Second question: If you are running the Beta, you do realize that it's a Beta, right? That it makes mistakes, right? Not necessarily all the time, but often enough to gave any sane person the willies, right? And you are there to Stop It From Doing Illegal, Dangerous, and Dog-hurting things, RIGHT?
Just so we're all clear on this: In the release notes for the Beta, right where you have to see it if you use the Beta, there are the words, "The Beta version of FSD will do the wrong thing at the worst time.", and they are definitely, positively, Not Kidding.
Third: If you aren't running the Beta, then you're running the version of FSD that Doesn't Really Handle City Streets, and That Includes Stop Signs. In which case, all of the above means that you, and only you, are responsible for how the car drives. The non-Beta FSD does a decent job on limited access highways, not so much everywhere else.
As it happens, I'm running the 11.3.6 version of FSD-b. In city streets driving, there's an intervention, on average, every couple of miles. Which means, since we're talking averages, sometimes I can get ten or fifteen miles down local roads without an intervention; or I can get three interventions per mile. And one has to be prepared to take over. I was up in Boston last week on a U-turn ramp on McGraph Highway; this ramp started in a left lane on a busy road, ducked under the said road, curved to the left madly, then came around to the Northbound direction, where there was a light to stop either the Northbound direction on McGraph or the U-turn lanes. The U-turn lanes had a red; McGraph NB had a green; but the cameras on the car though that the (visible) greens were for it.

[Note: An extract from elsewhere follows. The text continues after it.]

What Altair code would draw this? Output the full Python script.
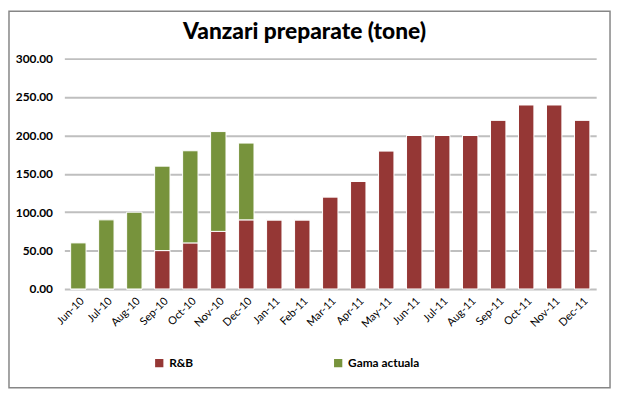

So if I hadn't been paying attention it would have run the red light. But, and this is the point with the Beta, it never does something so fast that one can't keep up with it, so long as One Is Prepared for idiocy.
Having said that: On highways, I've driven over 100 miles at a time sans interventions and it changes lanes on its own, thank-you-very-much. And nicely, too. Vastly improved from the stuff last year.
So apologize to the dog. What were you doing, running red lights?